The boss of the region's largest hospital trust has said preparations for winter have started earlier and in more detail than usual after fears the NHS will be unable to cope with added pressure.

Over the last few weeks, hospitals and the ambulance service have seen the kind of pressure they normally only face in the winter with A&E departments being over-stretched and patients facing long waits for ambulances and hospital treatment.

The recent problems have heightened concern that things could get even worse in colder weather.

However, Nick Hulme, chief executive of the East Suffolk and North Essex Foundation Trust (ESNEFT), said preparation work being done now should help ease winter pressures.

He said: "We’re already seeing significant numbers of delays both within the hospital and further down the line in ambulances, so we wouldn’t normally expect that at this time of year.

“The positive aspect is that we’ve started our planning much earlier.
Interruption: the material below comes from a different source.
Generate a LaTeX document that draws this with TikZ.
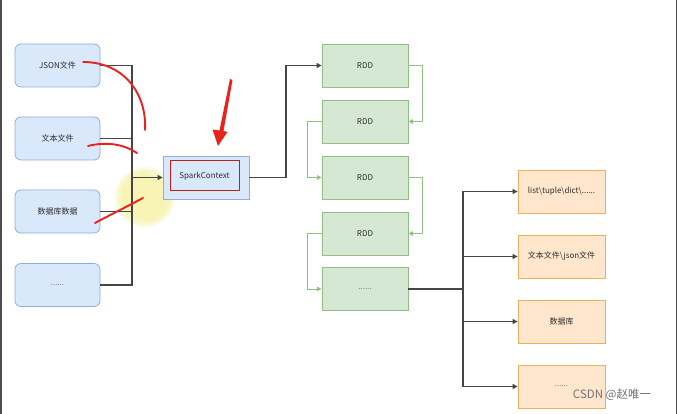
\documentclass[tikz,border=0pt]{standalone}
\usepackage{fontspec}
\setmainfont{Noto Sans CJK SC}
\usetikzlibrary{arrows.meta}
\definecolor{bfill}{HTML}{DAE8FC}
\definecolor{bline}{HTML}{8FAEDB}
\definecolor{gfill}{HTML}{D5E8D4}
\definecolor{gline}{HTML}{93BF85}
\definecolor{ofill}{HTML}{FFE6CC}
\definecolor{oline}{HTML}{E6B35C}
\definecolor{txt}{HTML}{2E2E2E}
\definecolor{cline}{HTML}{454545}
\definecolor{ann}{HTML}{E8231E}
\definecolor{hl}{HTML}{F7F3A8}
\begin{document}
\begin{tikzpicture}[x=1pt,y=-1pt,
  base/.style={minimum width=85pt,minimum height=43pt,inner sep=0pt,font=\fontsize{8}{9}\selectfont,text=txt},
  srcbox/.style={base,draw=bline,fill=bfill,rounded corners=6pt,line width=0.8pt},
  scbox/.style={base,draw=bline,fill=bfill,minimum width=86pt,line width=0.8pt},
  rddbox/.style={base,draw=gline,fill=gfill,minimum width=86pt,line width=0.8pt},
  outbox/.style={base,draw=oline,fill=ofill,minimum width=87pt,line width=0.8pt},
  conn/.style={draw=cline,line width=1.1pt},
  arr/.style={conn,-{Triangle[length=5pt,width=5pt]}},
  gconn/.style={draw=gline,line width=0.8pt,-{Triangle[length=4.5pt,width=4.5pt]}},
  redmark/.style={draw=ann,line width=1.9pt,line cap=round}
]
\useasboundingbox (0,0) rectangle (677,414);
\fill[white] (0,0) rectangle (677,414);
\fill[black!70] (0,0) rectangle (2,414);
\fill[black!70] (676,0) rectangle (677,414);

% soft highlight
\foreach \r in {30,28,26,24,22} {\fill[hl,opacity=0.3] (145,197) circle (\r);}

% source boxes
\node[srcbox] (json) at (57.5,65.5) {JSON文件};
\node[srcbox] (text) at (57.5,138.5) {文本文件};
\node[srcbox] (db) at (57.5,211.5) {数据库数据};
\node[srcbox] (more) at (57.5,285) {\textcolor{gray}{......}};

\node[scbox] (sc) at (206,177.5) {};
\node[draw=ann!85!black,line width=1pt,minimum width=69pt,minimum height=30pt,inner sep=0pt,font=\fontsize{8}{9}\selectfont,text=txt] (scin) at (204.5,176) {SparkContext};

\coordinate (bus) at (132,177.5);
\draw[conn] (json.east) -| (bus);
\draw[conn] (text.east) -| (bus);
\draw[conn] (db.east) -| (bus);
\draw[conn] (more.east) -| (bus);
\draw[arr] (bus) -- (sc.west);

% RDD chain
\node[rddbox] (r1) at (365,65.5) {RDD};
\node[rddbox] (r2) at (365,121.5) {RDD};
\node[rddbox] (r3) at (365,177.5) {RDD};
\node[rddbox] (r4) at (365,233.5) {RDD};
\node[rddbox] (r5) at (365,289) {\textcolor{gray}{......}};

\coordinate (k1) at (286,177.5);
\draw[arr] (sc.east) -- (k1) |- (r1.west);

\draw[gconn] (r1.east) -- ++(14,0) |- (r2.east);
\draw[gconn] (r2.west) -- ++(-14,0) |- (r3.west);
\draw[gconn] (r3.east) -- ++(14,0) |- (r4.east);
\draw[gconn] (r4.west) -- ++(-14,0) |- (r5.west);

% outputs
\node[outbox] (o1) at (561.5,191.5) {list\textbackslash tuple\textbackslash dict\textbackslash ......};
\node[outbox] (o2) at (561.5,256.5) {文本文件\textbackslash json文件};
\node[outbox] (o3) at (561.5,321.5) {数据库};
\node[outbox] (o4) at (561.5,386.5) {\textcolor{gray}{......}};

\coordinate (rb) at (463,289);
\draw[conn] (r5.east) -- (rb);
\draw[arr] (rb) |- (o1.west);
\draw[arr] (rb) |- (o2.west);
\draw[arr] (rb) |- (o3.west);
\draw[arr] (rb) |- (o4.west);

% red annotations
\draw[redmark] (83,62) .. controls (125,62) and (147,95) .. (145,130);
\draw[redmark] (88,146) .. controls (108,141) and (125,145) .. (137,153);
\draw[redmark] (95,223) .. controls (110,215) and (130,205) .. (143,198);
\fill[ann] (230,79) -- (232.5,80) -- (223.5,131) -- (227.5,132) -- (218,146) -- (212.5,129.5) -- (219.5,130.5) -- cycle;

% watermark
\node[text=black!55,font=\fontsize{11.5}{12}\selectfont,inner sep=0pt] (wm) at (612,395) {CSDN @赵唯一};
\end{tikzpicture}
\end{document}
We’ve seen the investment centrally down to trusts much earlier, in systems much earlier than we’ve previously seen.

“So we’re getting ahead of the game this year in a way that we haven’t done in the past, going out to make new appointments for staff, both within the hospital and outside the hospital so we can support patients to get home quicker if we’ve got the resources in the community.”

However, the president of the Association of Directors of Social Services in England Sarah McClinton said her members remained very concerned.

She told BBC Radio 4’s Today Programme: “We’re seeing pressures at the moment in summer that we would normally expect to see in the winter months, so I think what directors are saying to us across the country is, going into this winter people are more worried than they’ve ever been before.

“What we’re seeing is the impact of a decade or more of underfunding in social care, together with the impact of the pandemic, and now the cost-of-living crisis, and that’s having a really devastating impact on the lives of people who need social care, and also those who are working in care.”